**** Data in this exercise ****
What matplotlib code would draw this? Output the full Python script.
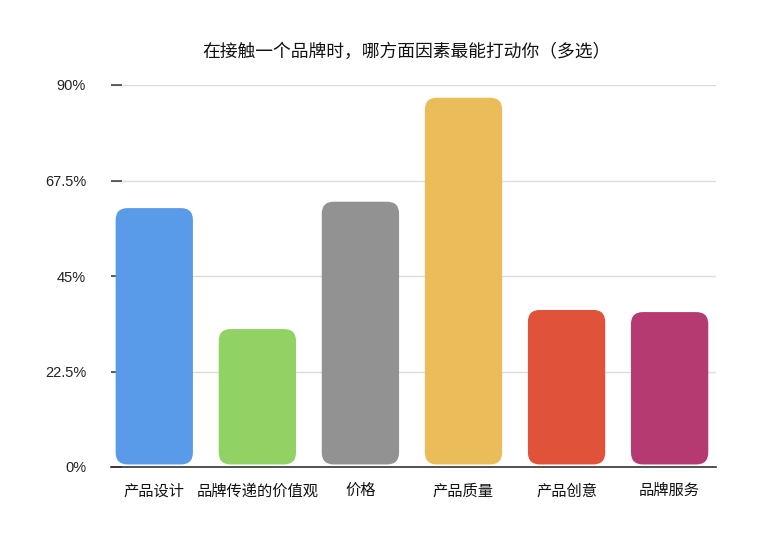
import matplotlib.pyplot as plt
from matplotlib.patches import FancyBboxPatch

plt.rcParams['font.family'] = ['Noto Sans CJK SC', 'DejaVu Sans']

categories = ['产品设计', '品牌传递的价值观', '价格', '产品质量', '产品创意', '品牌服务']
values = [61, 32.5, 62.5, 87, 37, 36.5]
colors = ['#5a9be9', '#92d265', '#929292', '#ebbd5a', '#e0533a', '#b63a72']
yticks = [0, 22.5, 45, 67.5, 90]
yticklabels = ['0%', '22.5%', '45%', '67.5%', '90%']

fig = plt.figure(figsize=(7.72, 5.35), dpi=100)
ax = fig.add_axes([111 / 772, 1 - 467 / 535, (716 - 111) / 772, (467 - 85) / 535])

x = range(len(categories))
bars = ax.bar(x, values, width=0.75, color=colors)
ax.set_xlim(-0.42, 5.45)
ax.set_ylim(0, 90)

# rounded bars: swap each rectangle for a rounded box of the same extent
bb = ax.get_window_extent()
xunit = (ax.get_xlim()[1] - ax.get_xlim()[0]) / bb.width
yunit = 90 / bb.height
for b, c in zip(bars, colors):
    x0, w, h = b.get_x(), b.get_width(), b.get_height()
    b.set_visible(False)
    r = 12 * xunit
    ax.add_patch(FancyBboxPatch((x0, 0.6), w, h - 0.6,
                                boxstyle=f'round,pad=0,rounding_size={r}',
                                mutation_aspect=yunit / xunit,
                                facecolor=c, edgecolor='none', zorder=2))

ax.set_yticks(yticks)
ax.set_yticklabels(yticklabels, fontsize=10.5, color='#222222', family='Liberation Sans')
ax.set_xticks(list(x))
ax.set_xticklabels(categories, fontsize=11, color='#111111')
ax.tick_params(axis='y', direction='in', length=8, width=1.2, color='#444444', pad=18)
ax.tick_params(axis='x', length=0, pad=11)
ax.yaxis.grid(True, color='#dcdcdc', linewidth=1)
ax.set_axisbelow(True)
for s in ['top', 'right', 'left']:
    ax.spines[s].set_visible(False)
ax.spines['bottom'].set_color('#333333')
ax.spines['bottom'].set_linewidth(1.2)
ax.spines['bottom'].set_zorder(3)

fig.text(406 / 772, 1 - 52 / 535, '在接触一个品牌时，哪方面因素最能打动你（多选）',
         ha='center', va='center', fontsize=12.8, color='#111111')

fig.savefig('out.png', dpi=100)
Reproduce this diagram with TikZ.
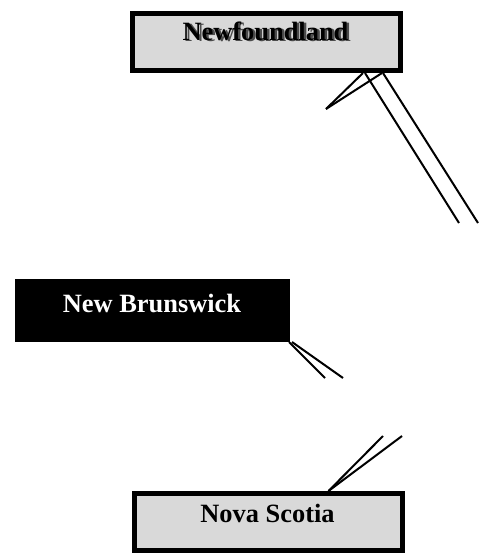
\documentclass[tikz,border=0pt]{standalone}
\usepackage{fontspec}
\setmainfont{Liberation Serif}
\usepackage{xcolor}
\usetikzlibrary{calc}
\definecolor{boxgray}{RGB}{217,217,217}

\begin{document}
\begin{tikzpicture}[x=0.75pt,y=0.75pt,
		provbox/.style={draw=black, fill=boxgray, line width=3.75pt, inner sep=0pt, minimum width=201pt, minimum height=42.75pt},
		darkbox/.style={draw=black, fill=black, line width=0.75pt, inner sep=0pt, minimum width=205.5pt, minimum height=46.5pt},
		provname/.style={inner sep=0pt, anchor=base, font=\fontsize{19.8}{22}\selectfont\bfseries},
		link/.style={black, line width=1.5pt}]
		\useasboundingbox (0,0) rectangle (491,-560);
		% boxes
		\node [provbox] (nf) at (266.5,-42) {};
		\node [darkbox] (nb) at (152.5,-310.5) {};
		\node [provbox] (ns) at (268,-522) {};
		% names
		\node [provname, text=black!70] (nf-shadow) at (268,-42) {Newfoundland};
		\node [provname] (nf-name) at (265.5,-40.5) {Newfoundland};
		\node [provname, text=white] (nb-name) at (152,-312) {New Brunswick};
		\node [provname] (ns-name) at (267.5,-522) {Nova Scotia};
		% free ends
		\coordinate (nf-far-a) at (459,-223);
		\coordinate (nf-far-b) at (478,-223);
		\coordinate (nf-tip) at (326,-109);
		\coordinate (nb-far-a) at (325,-378);
		\coordinate (nb-far-b) at (343,-378);
		\coordinate (ns-far-a) at (383,-436);
		\coordinate (ns-far-b) at (402,-436);
		% links
		\draw [link] ($(nf.south east)+(-38,0)$) -- (nf-far-a);
		\draw [link] ($(nf.south east)+(-20,0)$) -- (nf-far-b);
		\draw [link] (nf-tip) -- ($(nf.south east)+(-40,0)$);
		\draw [link] (nf-tip) -- ($(nf.south east)+(-21,0)$);
		\draw [link] ($(nb.south east)+(-1,0)$) -- (nb-far-a);
		\draw [link] ($(nb.south east)+(2,0)$) -- (nb-far-b);
		\draw [link] ($(ns.north west)+(197,0)$) -- (ns-far-a);
		\draw [link] ($(ns.north west)+(197,0)$) -- (ns-far-b);
\end{tikzpicture}
\end{document}
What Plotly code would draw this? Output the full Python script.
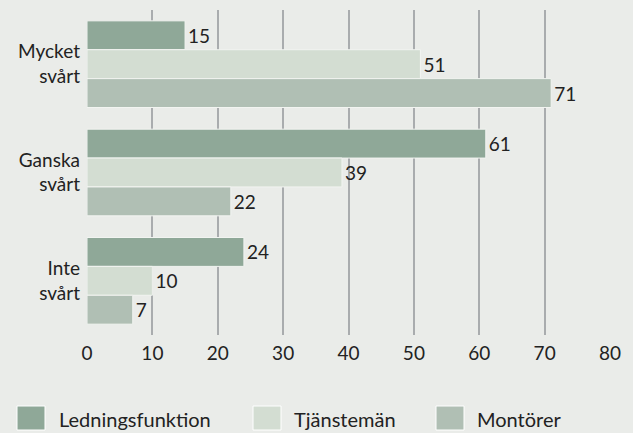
import plotly.graph_objects as go

categories = ["Mycket<br>svårt", "Ganska<br>svårt", "Inte<br>svårt"]
series_names = ["Ledningsfunktion", "Tjänstemän", "Montörer"]
ledning = [15, 61, 24]
tjansteman = [51, 39, 10]
montorer = [71, 22, 7]
x_ticks = [0, 10, 20, 30, 40, 50, 60, 70, 80]
colors = ["#8fa898", "#d3ddd2", "#b0bfb4"]

BG = "#eaece9"
FONT = "Lato"
W, H = 633, 433
ML, MR, MT, MB = 87, 23, 10, 98

fig = go.Figure()
for name, vals, col in zip(series_names, [ledning, tjansteman, montorer], colors):
    fig.add_trace(go.Bar(
        y=categories, x=vals, name=name, orientation="h",
        marker=dict(color=col, line=dict(color="#f2f4f1", width=1)),
        text=[str(v) for v in vals], textposition="outside",
        textfont=dict(size=19, color="#222222", family=FONT),
        cliponaxis=False, showlegend=False, hoverinfo="skip",
    ))

pw = W - ML - MR
ph = H - MT - MB
def px(x):
    return (x - ML) / pw
def py(y):
    return (H - MB - y) / ph

shapes = []
annotations = []
legend_items = [(17, 57), (253, 292), (436, 475)]
for (sx, tx), name, col in zip(legend_items, series_names, colors):
    shapes.append(dict(type="rect", xref="paper", yref="paper",
                       x0=px(sx), x1=px(sx + 28), y0=py(430), y1=py(406),
                       fillcolor=col, line=dict(color="#ffffff", width=1)))
    annotations.append(dict(xref="paper", yref="paper", x=px(tx), y=py(419),
                            text=name, showarrow=False, xanchor="left", yanchor="middle",
                            font=dict(size=20, color="#222222", family=FONT)))

fig.update_layout(
    width=W, height=H,
    margin=dict(l=ML, r=MR, t=MT, b=MB),
    paper_bgcolor=BG, plot_bgcolor=BG,
    barmode="group", bargap=0.2, bargroupgap=0,
    font=dict(family=FONT, size=19, color="#222222"),
    xaxis=dict(range=[0, 80], tickvals=x_ticks, showgrid=True, gridcolor="#a9acae",
               gridwidth=1.5, zeroline=False, showline=False, ticks="",
               tickfont=dict(size=19, color="#222222"), ticklabelstandoff=5),
    yaxis=dict(autorange="reversed", showgrid=False, zeroline=False, showline=False,
               ticks="", tickfont=dict(size=19, color="#222222"), ticklabelstandoff=6),
    shapes=shapes, annotations=annotations,
)

fig.write_html("out.html", config={"displayModeBar": False},
               post_script="document.body.style.margin='0px';")
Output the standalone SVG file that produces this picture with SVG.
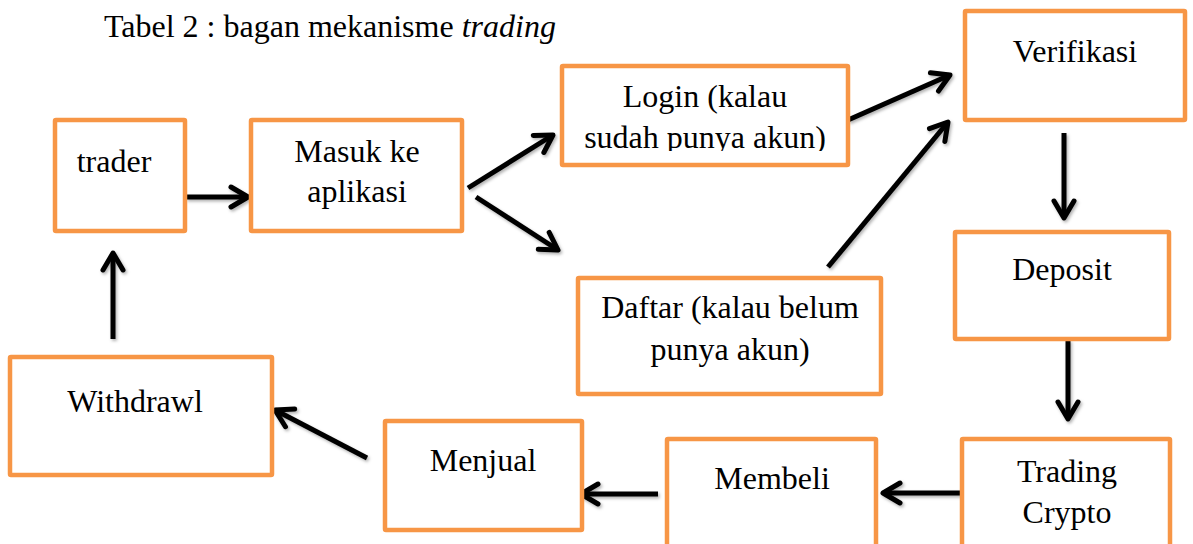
<svg xmlns="http://www.w3.org/2000/svg" width="1193" height="544" viewBox="0 0 1193 544">
<style>
.box{fill:#fff;stroke:#F79646;stroke-width:4.5}
.t{font-family:"Liberation Serif","Times New Roman",serif;font-size:32px;fill:#000;text-anchor:middle}
.title{font-family:"Liberation Serif","Times New Roman",serif;font-size:32px;fill:#000}
.c{stroke:#000;stroke-width:5;fill:none;marker-end:url(#ah)}
</style>
<defs>
<marker id="ah" markerUnits="userSpaceOnUse" viewBox="-25 -15 30 30" markerWidth="30" markerHeight="30" refX="0" refY="0" orient="auto" overflow="visible">
<path d="M-17,-10 L0,0 L-17,10" fill="none" stroke="#000" stroke-width="5" stroke-linecap="round" stroke-linejoin="round"/>
</marker>
<filter id="sh" x="-20%" y="-20%" width="140%" height="140%">
<feDropShadow dx="1.5" dy="2" stdDeviation="1.5" flood-color="#000" flood-opacity="0.3"/>
</filter>
<clipPath id="loginclip"><rect x="562" y="66" width="286" height="85"/></clipPath>
</defs>
<rect width="1193" height="544" fill="#fff"/>
<text class="title" x="104" y="37">Tabel 2 : bagan mekanisme <tspan font-style="italic">trading</tspan></text>

<g id="connectors" filter="url(#sh)">
<line class="c" x1="186" y1="197" x2="248" y2="197"/>
<line class="c" x1="468" y1="188" x2="553" y2="135"/>
<line class="c" x1="476" y1="197" x2="558" y2="250"/>
<line class="c" x1="848" y1="120" x2="950" y2="75"/>
<line class="c" x1="828" y1="267" x2="948" y2="122"/>
<line class="c" x1="1064" y1="133" x2="1064" y2="218"/>
<line class="c" x1="1068" y1="340" x2="1068" y2="419"/>
<line class="c" x1="962" y1="493" x2="883" y2="493"/>
<line class="c" x1="658" y1="494" x2="581" y2="494"/>
<line class="c" x1="367" y1="458" x2="275" y2="410"/>
<line class="c" x1="113" y1="339" x2="113" y2="253"/>
</g>

<g id="trader"><rect class="box" x="55" y="120" width="130" height="111" rx="1"/><text class="t" x="114" y="172">trader</text></g>
<g id="masuk"><rect class="box" x="251" y="120" width="211" height="111" rx="1"/><text class="t" x="357" y="162">Masuk ke</text><text class="t" x="357" y="202">aplikasi</text></g>
<g id="login"><rect class="box" x="562" y="66" width="286" height="99" rx="1"/><text class="t" x="705" y="107">Login (kalau</text><text class="t" x="705" y="148" clip-path="url(#loginclip)">sudah punya akun)</text></g>
<g id="daftar"><rect class="box" x="578" y="278" width="303" height="116" rx="1"/><text class="t" x="730" y="318">Daftar (kalau belum</text><text class="t" x="730" y="360">punya akun)</text></g>
<g id="verifikasi"><rect class="box" x="965" y="11" width="220" height="109" rx="1"/><text class="t" x="1075" y="62">Verifikasi</text></g>
<g id="deposit"><rect class="box" x="955" y="232" width="214" height="107" rx="1"/><text class="t" x="1062" y="280">Deposit</text></g>
<g id="trading"><rect class="box" x="962" y="439" width="208" height="120" rx="1"/><text class="t" x="1067" y="482">Trading</text><text class="t" x="1067" y="523">Crypto</text></g>
<g id="membeli"><rect class="box" x="667" y="439" width="209" height="120" rx="1"/><text class="t" x="772" y="489">Membeli</text></g>
<g id="menjual"><rect class="box" x="385" y="421" width="197" height="109" rx="1"/><text class="t" x="483" y="471">Menjual</text></g>
<g id="withdrawl"><rect class="box" x="10" y="357" width="262" height="118" rx="1"/><text class="t" x="135" y="412">Withdrawl</text></g>
</svg>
****
_Stated problem_
Print exactly the first line of the entries and every line after it through the one that contains "plt.rcParams['font.family'] = ['Noto", leaving the pictures out.

_Finished exercise_
What matplotlib code would draw this? Output the full Python script.
import matplotlib.pyplot as plt
from matplotlib.patches import FancyBboxPatch

plt.rcParams['font.family'] = ['Noto Sans CJK SC', 'DejaVu Sans']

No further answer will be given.